AUGUSTA, Maine — The Legislature on Tuesday attached an amendment to leadership’s heavily debated anti-drug bill before unanimously enacting the bill and pushing it to Republican Gov. Paul LePage’s desk.
Rep. Jeff Timberlake, R-Turner, said LePage signed the bill into law at about 2 p.m. Tuesday with several lawmakers present.
“I had expressed concerns about funding sources and the grant-making authority, but I thank legislative leadership for their willingness to broker changes that both the administration and the Legislature could support,” LePage said in a written statement. “To be clear, this bill is just the first step in a process that needs a much more comprehensive approach.”
LD 1537, sponsored by Republican Senate President Mike Thibodeau of Winterport, would pay to hire 10 new investigators for the Maine Drug Enforcement Agency and funnel additional funding to treatment, recovery and education services for addicts. It also includes funding for a detoxification clinic that includes at least 10 beds in the northern or eastern region of Maine. A previous version of the bill called for that center to be in Bangor, but that language was amended out during the committee process.
The majority of lawmakers — if not all of them — showed support for the measure, which resulted from a bipartisan deal struck in December between Democrats and Senate Republicans.
Various funding sources have been discussed to fund the $3.7 million bill, with the focus recently on money from a $21.5 million settlement last year between Standard and Poor’s, a Wall Street ratings agency. However, a Republican-led amendment approved Tuesday switched the funding source to the Medical Use of Marijuana Fund, which is supported by fees paid by medical marijuana providers and dispensaries and was established to support the state’s administration of the program. The amendment also gave the Maine Department of Public Safety — instead of the attorney general — the authority to administer anti-drug grants to local law enforcement agencies and county jails.
Becky DeKeuster, founder of a Maine medical marijuana dispensary called the Wellness Connection, said the medical marijuana community supports the use of the marijuana fund to help fight drug addiction.
“We have known these fees were building, and for whatever reason they have not been depleted,” DeKeuster said. “We certainly thought that this is an important and extremely valuable way to make a difference.”

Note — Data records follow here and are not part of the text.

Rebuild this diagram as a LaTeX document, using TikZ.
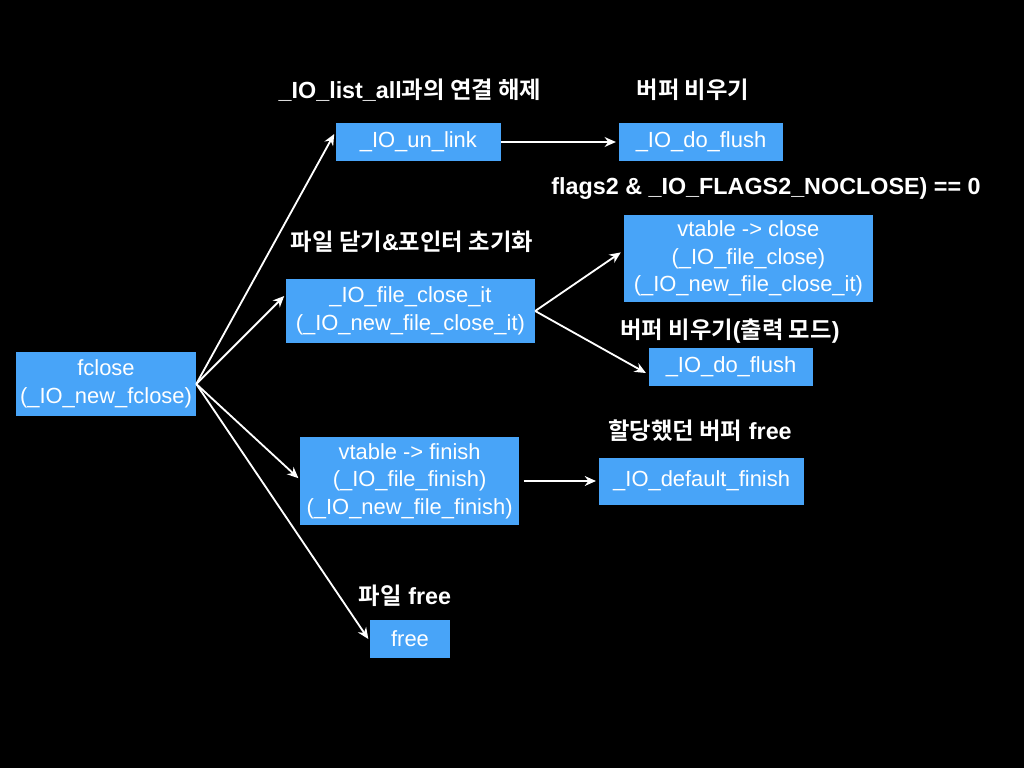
\documentclass[tikz,border=0pt]{standalone}
\usepackage{fontspec}
\setmainfont{Liberation Sans}
\newfontfamily\krfont{Noto Sans CJK KR}[BoldFont={Noto Sans CJK KR Bold}]
\newcommand{\kr}[1]{{\krfont\bfseries #1}}
\usetikzlibrary{arrows.meta}
\definecolor{boxblue}{RGB}{72,164,248}

\begin{document}
\begin{tikzpicture}[>={Stealth[length=8pt,width=7pt]},
  every node/.style={font=\fontsize{15.6}{19.5}\selectfont, text=white},
  fn/.style={fill=boxblue, inner sep=0pt, align=center},
  lbl/.style={font=\fontsize{16.6}{19.5}\selectfont\bfseries},
  arr/.style={->, draw=white, line width=1.3pt}]
\fill[black] (0,0) rectangle (25.6,-19.2);
\useasboundingbox (0,0) rectangle (25.6,-19.2);
\node[fn, minimum width=4.5cm, minimum height=1.6cm] (fclose) at (2.65,-9.6) {fclose\\(\_IO\_new\_fclose)};
\node[fn, minimum width=4.125cm, minimum height=0.95cm] (unlink) at (10.46,-3.55) {\_IO\_un\_link};
\node[fn, minimum width=4.1cm, minimum height=0.95cm] (flushA) at (17.525,-3.55) {\_IO\_do\_flush};
\node[fn, minimum width=6.225cm, minimum height=1.6cm] (closeit) at (10.26,-7.775) {\_IO\_file\_close\_it\\(\_IO\_new\_file\_close\_it)};
\node[fn, minimum width=6.225cm, minimum height=2.175cm] (vclose) at (18.71,-6.46) {vtable -> close\\(\_IO\_file\_close)\\(\_IO\_new\_file\_close\_it)};
\node[fn, minimum width=4.1cm, minimum height=0.95cm] (flushB) at (18.275,-9.175) {\_IO\_do\_flush};
\node[fn, minimum width=5.475cm, minimum height=2.2cm] (vfinish) at (10.24,-12.025) {vtable -> finish\\(\_IO\_file\_finish)\\(\_IO\_new\_file\_finish)};
\node[fn, minimum width=5.125cm, minimum height=1.175cm] (deffin) at (17.54,-12.025) {\_IO\_default\_finish};
\node[fn, minimum width=2cm, minimum height=0.95cm] (free) at (10.25,-15.975) {free};
% labels above the boxes
\node[lbl] (unlinkL) at (10.25,-2.25) {\_IO\_list\_all\kr{과의 연결 해제}};
\node[lbl] (flushAL) at (17.325,-2.25) {\kr{버퍼 비우기}};
\node[lbl] (vcloseL) at (19.15,-4.725) {flags2 \& \_IO\_FLAGS2\_NOCLOSE) == 0};
\node[lbl] (closeitL) at (10.3,-6.05) {\kr{파일 닫기}\&\kr{포인터 초기화}};
\node[lbl] (flushBL) at (18.25,-8.275) {\kr{버퍼 비우기}(\kr{출력 모드})};
\node[lbl] (deffinL) at (17.5,-10.775) {\kr{할당했던 버퍼} free};
\node[lbl] (freeL) at (10.125,-14.9) {\kr{파일} free};
% fan out of fclose
\draw[arr] (fclose.east) -- ([xshift=-1pt,yshift=0.2cm]unlink.west);
\draw[arr] (fclose.east) -- ([xshift=-1pt,yshift=0.375cm]closeit.west);
\draw[arr] (fclose.east) -- ([xshift=-1pt,yshift=0.07cm]vfinish.west);
\draw[arr] (fclose.east) -- ([xshift=-1pt]free.west);
\draw[arr] (closeit.east) -- ([xshift=-2pt,yshift=0.15cm]vclose.west);
\draw[arr] (closeit.east) -- ([xshift=-2pt,yshift=-0.15cm]flushB.west);
\draw[arr] (unlink.east) -- ([xshift=-2pt]flushA.west);
\draw[arr] ([xshift=3pt]vfinish.east) -- ([xshift=-2pt]deffin.west);
\end{tikzpicture}
\end{document}
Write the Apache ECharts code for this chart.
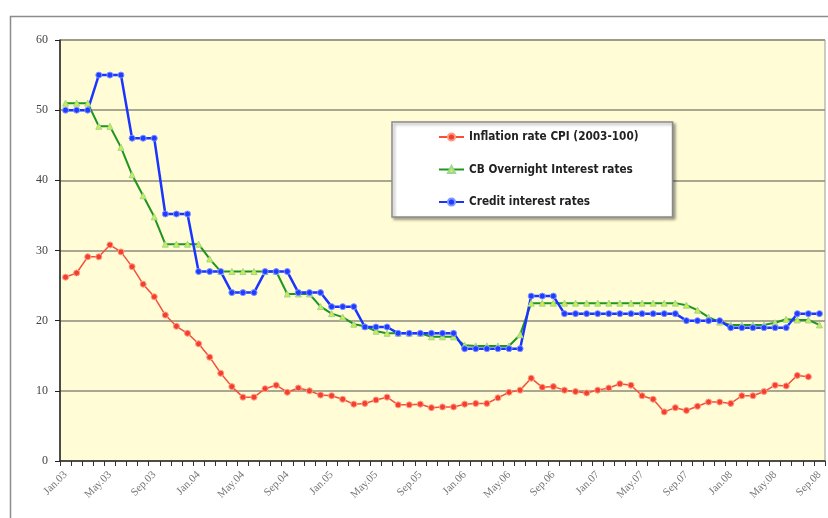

Paul McCarrier, who represents medical marijuana caregivers, agreed. He said the medical marijuana community has been discussing a good use for the money for more than a year, including offering some of it to help fund the state’s nursing homes.
“Hopefully this will drastically knock down the number of people who are addicted to drugs in this state,” he said.
Not everyone in the medical marijuana community has been included in the conversation, according to Catherine Lewis, board chairwoman and director of education for a trade organization called the Medical Marijuana Caregivers of Maine. She said some on her board do not support the use of the medical marijuana fund for certain kinds of opiate addiction treatments because they “perpetuate the problem.”
“Unfortunately, there’s a lot of negotiations going on right now that isn’t including the trade association,” Lewis said. “Right now, we’re just trying to get all the details. We’re trying to figure out how this is going to affect patients and caregivers.”
There was some talk at the State House that, despite widespread support for the bill, it was too rushed — particularly the funding amendment.
Sen. Eric Brakey, R-Auburn, who chairs the Legislature’s Health and Human Services Committee, voted in favor of the amendment Tuesday but voiced concern that funding change has not been properly vetted.
“My frustration is simply that in the rush to get something passed that this change came very suddenly,” Brakey said. “As the chairman of the Health and Human Services Committee, I was not given an opportunity to contact folks and get their input.”
Members of the House of Representatives said that if ever a bill should be rushed to address a public health emergency, this one is it. Many said it was an early step in a range of solutions that will be explored this year to fight drug addiction in Maine.
“I’m glad we took up this bill right away,” Rep. Drew Gattine, D-Westbrook, who co-chairs the Health and Human Services Committee, said. “I think it shows that we’re serious about tackling the serious problems facing this state.”
Sen. Anne Haskell, D-Portland, who serves on the Legislature’s Health and Human Services Committee, said she was proud of lawmakers from both parties for putting politics aside.
“This plan addresses both the supply and demand side of our drug problem and will result in more treatment options for Mainers struggling to escape the grip of substance abuse disorder,” Haskell said in a written statement.
Senate President Mike Thibodeau, R-Winterport, said he hopes the legislation makes a marked difference.
“This sends a clear message to those who want to sell drugs here in Maine: We’re not going to tolerate that kind of activity,” Thibodeau said. “We are going to make sure our children have a safe place to grow up.”